Six Honduran migrants are suing President Donald Trump and parts of his administration over policies the president has enacted and said he is going to enact on the U.S. border with Mexico.

The class action lawsuit was filed in federal court Thursday on behalf of the migrants and their children, who are en route to the U.S. on foot as part of a larger caravan Trump has vowed to stop or detain at the border. The suit asks the court to declare Trump’s policies unconstitutional.

Trump says he plans to send up to 15,000 troops to the border, in addition to border patrol and ICE agents. About 100 active-duty soldiers arrived at the border in Texas on Thursday.

Also Thursday, Trump said in a White House speech that undocumented immigrants would be held in detention — many in "massive tent cities" — until they could be deported, and asylum seekers would be blocked from claiming asylum if they are caught crossing the border outside of legal ports of entry.

Under current law, people are allowed to make a claim for asylum anywhere in the United States, no matter how they entered.

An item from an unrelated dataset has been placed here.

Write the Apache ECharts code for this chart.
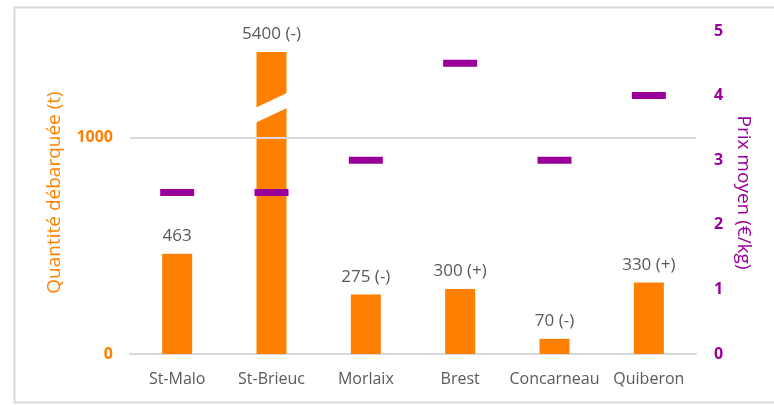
<!DOCTYPE html>
<html>
<head>
<meta charset="utf-8">
<script src="https://cdn.jsdelivr.net/npm/echarts@6/dist/echarts.min.js"></script>
<style>
    html, body { margin: 0; padding: 0; background: #fff; }
    #chart { width: 774px; height: 405px; }
</style>
</head>
<body>
<div id="chart"></div>
<script>
// ports and values
var ports = ['St-Malo', 'St-Brieuc', 'Morlaix', 'Brest', 'Concarneau', 'Quiberon'];
var quantities = [463, 5400, 275, 300, 70, 330];
var trends = ['', '-', '-', '+', '-', '+'];
var prices = [2.5, 2.5, 3, 4.5, 3, 4];
var leftTicks = [0, 1000];
var rightTicks = [0, 1, 2, 3, 4, 5];

// the St-Brieuc bar is cut off at this height (axis break)
var breakCap = 1396;
var breakAt = 1138;

var orange = '#ff8000';
var purple = '#990099';
var grey = '#595959';
var font = 'Open Sans';

var barData = quantities.map(function (v) { return Math.min(v, breakCap); });
var breakData = [];
quantities.forEach(function (v, i) {
    if (v > breakCap) breakData.push([i, breakAt]);
});

var myChart = echarts.init(document.getElementById('chart'));
var option = {
    animation: false,
    textStyle: { fontFamily: font },
    graphic: [{
        type: 'rect',
        shape: { x: 14.5, y: 7.5, width: 780, height: 395 },
        style: { fill: 'none', stroke: '#d9d9d9', lineWidth: 2 },
        z: -10
    }],
    grid: { left: 130, right: 78, top: 31, bottom: 51 },
    xAxis: {
        type: 'category',
        data: ports,
        axisLine: { lineStyle: { color: '#d9d9d9', width: 2 } },
        axisTick: { show: false },
        axisLabel: { interval: 0, color: grey, fontSize: 16, margin: 17, fontFamily: font }
    },
    yAxis: [{
        type: 'value',
        min: 0,
        max: 1493,
        interval: 1000,
        name: 'Quantité débarquée (t)',
        nameLocation: 'middle',
        nameGap: 66,
        nameTextStyle: { color: orange, fontSize: 19, fontFamily: font },
        axisLine: { show: false },
        axisTick: { show: false },
        splitLine: { show: false },
        axisLabel: {
            color: orange, fontSize: 16, fontWeight: 'bold', margin: 17, fontFamily: font,
            showMaxLabel: false,
            formatter: function (v) { return leftTicks.indexOf(v) >= 0 ? String(v) : ''; }
        }
    }, {
        type: 'value',
        min: 0,
        max: 5,
        interval: 1,
        position: 'right',
        name: 'Prix moyen (€/kg)',
        nameLocation: 'middle',
        nameGap: 33,
        nameRotate: -90,
        nameTextStyle: { color: purple, fontSize: 19, fontFamily: font },
        axisLine: { show: false },
        axisTick: { show: false },
        splitLine: { show: false },
        axisLabel: {
            color: purple, fontSize: 16, fontWeight: 'bold', margin: 18, fontFamily: font,
            formatter: function (v) { return rightTicks.indexOf(v) >= 0 ? String(v) : ''; }
        }
    }],
    series: [{
        type: 'bar',
        yAxisIndex: 0,
        barWidth: 30,
        data: barData,
        itemStyle: { color: orange },
        label: {
            show: true,
            position: 'top',
            distance: 9,
            color: grey,
            fontSize: 17,
            fontFamily: font,
            formatter: function (p) {
                var t = trends[p.dataIndex];
                return quantities[p.dataIndex] + (t ? ' (' + t + ')' : '');
            }
        },
        markLine: {
            silent: true,
            symbol: 'none',
            label: { show: false },
            lineStyle: { color: '#d9d9d9', type: 'solid', width: 2 },
            data: [{ yAxis: 1000 }]
        },
        z: 2
    }, {
        type: 'custom',
        yAxisIndex: 0,
        data: breakData,
        renderItem: function (params, api) {
            var p = api.coord([api.value(0), api.value(1)]);
            var hw = 17, rise = 8, th = 7.5;
            return {
                type: 'polygon',
                shape: {
                    points: [
                        [p[0] - hw, p[1] + rise - th],
                        [p[0] + hw, p[1] - rise - th],
                        [p[0] + hw, p[1] - rise + th],
                        [p[0] - hw, p[1] + rise + th]
                    ]
                },
                style: { fill: '#fff' }
            };
        },
        z: 3
    }, {
        type: 'scatter',
        yAxisIndex: 1,
        data: prices,
        symbol: 'rect',
        symbolSize: [34, 7],
        itemStyle: { color: purple, opacity: 1 },
        z: 5
    }]
};
myChart.setOption(option);
</script>
</body>
</html>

“We're going to catch, we're not going to release," Trump said Thursday. Later, he doubled down on his promises during a campaign rally later that night. "We’re going to keep these people out of our country," Trump said. "Vote Republican."

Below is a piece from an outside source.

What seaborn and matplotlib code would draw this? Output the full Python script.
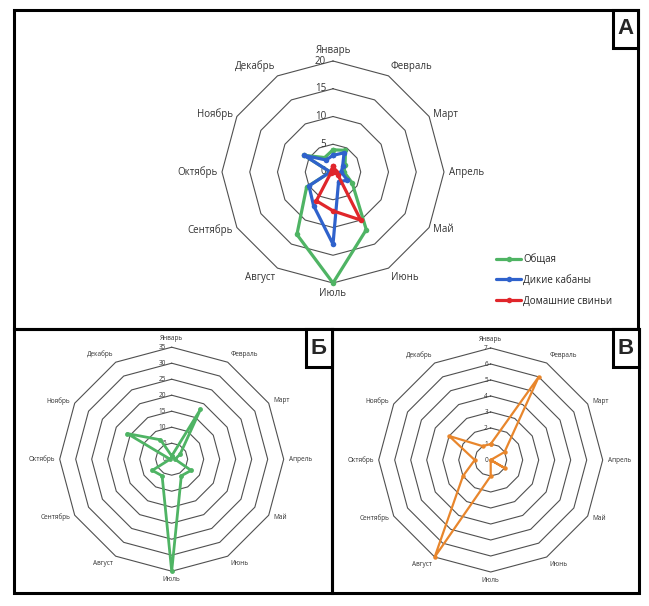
import numpy as np
import pandas as pd
import matplotlib.pyplot as plt
import seaborn as sns
from matplotlib.patches import Rectangle

# months (clockwise from the top)
months = ["Январь", "Февраль", "Март", "Апрель", "Май", "Июнь",
          "Июль", "Август", "Сентябрь", "Октябрь", "Ноябрь", "Декабрь"]

# panel A - three series
a_total = [4, 4.5, 2.5, 2, 4, 12, 20, 13, 5.5, 0.5, 6, 3]
a_wild = [3, 4, 2, 1.5, 3, 2, 13, 7, 5, 0.5, 6, 2.5]
a_domestic = [1, 0.5, 0.5, 0.5, 1, 10, 7, 6, 0.5, 0, 0, 0.5]
a_names = ["Общая", "Дикие кабаны", "Домашние свиньи"]
a_colors = ["#4FB464", "#2F62CC", "#E0262B"]
a_rings = [5, 10, 15, 20]

# panel Б
b_values = [1, 18, 3, 1, 7, 6, 35, 6, 7, 0.5, 16, 7]
b_rings = [5, 10, 15, 20, 25, 30, 35]

# panel В
v_values = [1, 6, 1, 0, 1, 0, 1, 7, 2, 1, 3, 1]
v_rings = [1, 2, 3, 4, 5, 6, 7]

W, H = 649, 606
sns.set_style("white")
plt.rcParams["font.family"] = ["Open Sans", "DejaVu Sans"]

fig = plt.figure(figsize=(W / 100, H / 100), dpi=100)
theta = np.arange(len(months)) * 2 * np.pi / len(months)


def fx(x):
    return x / W


def fy(y):
    return 1 - y / H


def long_frame(names, series):
    # repeat first month at the end so the polygon closes
    rows = []
    for name, vals in zip(names, series):
        for i in range(len(months) + 1):
            k = i % len(months)
            rows.append({"series": name, "theta": i * 2 * np.pi / len(months), "value": vals[k]})
    return pd.DataFrame(rows)


def radar_axes(cx, cy, r, rings, fs, lab_dx):
    ax = fig.add_axes([fx(cx - r), fy(cy + r), 2 * r / W, 2 * r / H], projection="polar")
    ax.set_theta_zero_location("N")
    ax.set_theta_direction(-1)
    ax.set_ylim(0, rings[-1])
    ax.set_xticks([])
    ax.set_yticks([])
    ax.grid(False)
    ax.spines["polar"].set_visible(False)
    ax.patch.set_alpha(0)
    closed = np.append(theta, theta[0])
    for v in rings:
        ax.plot(closed, [v] * len(closed), color="#505050", lw=0.8, clip_on=False, zorder=1)
    for v in [0] + rings:
        ax.annotate(str(v), xy=(0, v), xytext=(lab_dx, 0), textcoords="offset points",
                    ha="right", va="center", fontsize=fs, color="#333333")
    gap = 3.5
    for t, m in zip(theta, months):
        s, c = np.sin(t), np.cos(t)
        ha = "center" if abs(s) < 0.1 else ("left" if s > 0 else "right")
        va = "bottom" if c > 0.6 else ("top" if c < -0.6 else "center")
        ax.annotate(m, xy=(t, rings[-1]), xytext=(gap * s, gap * c), textcoords="offset points",
                    ha=ha, va=va, fontsize=fs, color="#333333", annotation_clip=False)
    return ax


# panel A
ax_a = radar_axes(333, 172, 111, a_rings, 7, -5)
df_a = long_frame(a_names, [a_total, a_wild, a_domestic])
sns.lineplot(data=df_a, x="theta", y="value", hue="series", hue_order=a_names,
             palette=a_colors, sort=False, estimator=None, marker="o", markersize=4,
             markeredgewidth=0, lw=2.3, clip_on=False, zorder=3, ax=ax_a)
ax_a.set_xlabel("")
ax_a.set_ylabel("")
sns.move_legend(ax_a, "upper left", bbox_to_anchor=(fx(496), fy(254)),
                bbox_transform=fig.transFigure, frameon=False, title=None,
                fontsize=7, handlelength=2.6, handletextpad=0.2, labelspacing=1.0,
                borderpad=0, borderaxespad=0)

# panel Б
ax_b = radar_axes(171.7, 459.2, 112, b_rings, 4.7, -4)
df_b = long_frame(["Б"], [b_values])
sns.lineplot(data=df_b, x="theta", y="value", color="#4FB464", sort=False, estimator=None,
             marker="o", markersize=3.5, markeredgewidth=0, lw=2.0, clip_on=False,
             zorder=3, ax=ax_b)
ax_b.set_xlabel("")
ax_b.set_ylabel("")

# panel В
ax_v = radar_axes(490.7, 460, 112, v_rings, 4.7, -2)
df_v = long_frame(["В"], [v_values])
sns.lineplot(data=df_v, x="theta", y="value", color="#E8862C", sort=False, estimator=None,
             marker="o", markersize=3.2, markeredgewidth=0, lw=1.6, clip_on=False,
             zorder=3, ax=ax_v)
ax_v.set_xlabel("")
ax_v.set_ylabel("")


# frames and panel letters
def box(x0, y0, x1, y1, lw=2.2):
    fig.add_artist(Rectangle((fx(x0), fy(y1)), (x1 - x0) / W, (y1 - y0) / H,
                             transform=fig.transFigure, fill=False, ec="black", lw=lw))


box(14, 10, 638, 329)
box(14, 329, 332, 593)
box(332, 329, 639, 593)
for (x0, y0, x1, y1), letter in [((613, 10, 638, 48), "А"),
                                 ((306, 329, 332, 367), "Б"),
                                 ((613, 329, 639, 367), "В")]:
    fig.add_artist(Rectangle((fx(x0), fy(y1)), (x1 - x0) / W, (y1 - y0) / H,
                             transform=fig.transFigure, fc="white", ec="black", lw=2.2))
    fig.text(fx((x0 + x1) / 2), fy((y0 + y1) / 2), letter, ha="center", va="center",
             fontsize=16, fontweight="bold", family=["Liberation Sans", "DejaVu Sans"])

fig.savefig("out.png", dpi=100)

Image: DHS Secretary Kirstjen Hielsen visits finished section of wall at Calexico
A mounted detachment of the U.S. Border Patrol walk along the wall in Calexico, California on Oct. 26, 2018.Earnie Grafton / Reuters

“The President is violating federal law, trampling the rights of Americans and legal immigrants to be free from use of the military for law enforcement, and has set up a potential catastrophe at the US/Mexico border all in the name of white nationalism and with the objective of scoring political points,” Mike Donovan, president of Nexus Services, the immigration services company funding the suit, said in a statement.

“Sending soldiers to border, Trump continues his campaign to militarize the border and brutalize immigrant families to score political points and enflame racist tendencies among his supporters,” the statement said.

The suit says that Trump’s plan to detain migrants until they are removed from the U.S. “violates due process rights.”

“The legal problem with Trump’s plan to stop caravan persons from entering this country is that Plaintiffs are seeking asylum, and Trump simply cannot stop them from legally doing so by using military, or anyone,” the suit says.

The suit also says that Trump’s stated plan to hold migrants in tents violates the Flores Agreement, a legally binding lawsuit agreement from 1997 that has since had some court adjustments. It dictates how long and in what conditions the federal government can detain children. At the border, Customs and Border Protection is required to release children within 72 hours.

The facilities must “provide access to toilets and sinks, drinking water … adequate temperature control and ventilation, adequate supervision to protect minors from others, and contact with family,” the agreement states.

“Clearly President Trump cannot believe that his tents are facilities run by licensed programs as required by the Flores Agreements,” the lawsuit says.

The suit also asks the court to “note that President Trump has begun hysterically asserting without any evidence that ‘many criminals’ and ‘many gang members’ are in this ‘onslaught’ of migration.”

“In an effort to create fear and hysteria, Trump has gone so far as to call this “an invasion of our country,” the suit says.

The White House did not immediately respond to a request for comment.

If the Trump administration does detain and deport or block asylum seekers, it would also be in violation of international asylum law as well, said Scott Anderson, a David M. Rubenstein fellow in governance studies at The Brookings Institution.

Trump also said this week that he plans to sign an executive order that would end birthright citizenship for the children of many immigrants to the U.S. That executive order, if and when it’s signed, is also almost sure to face legal challenges.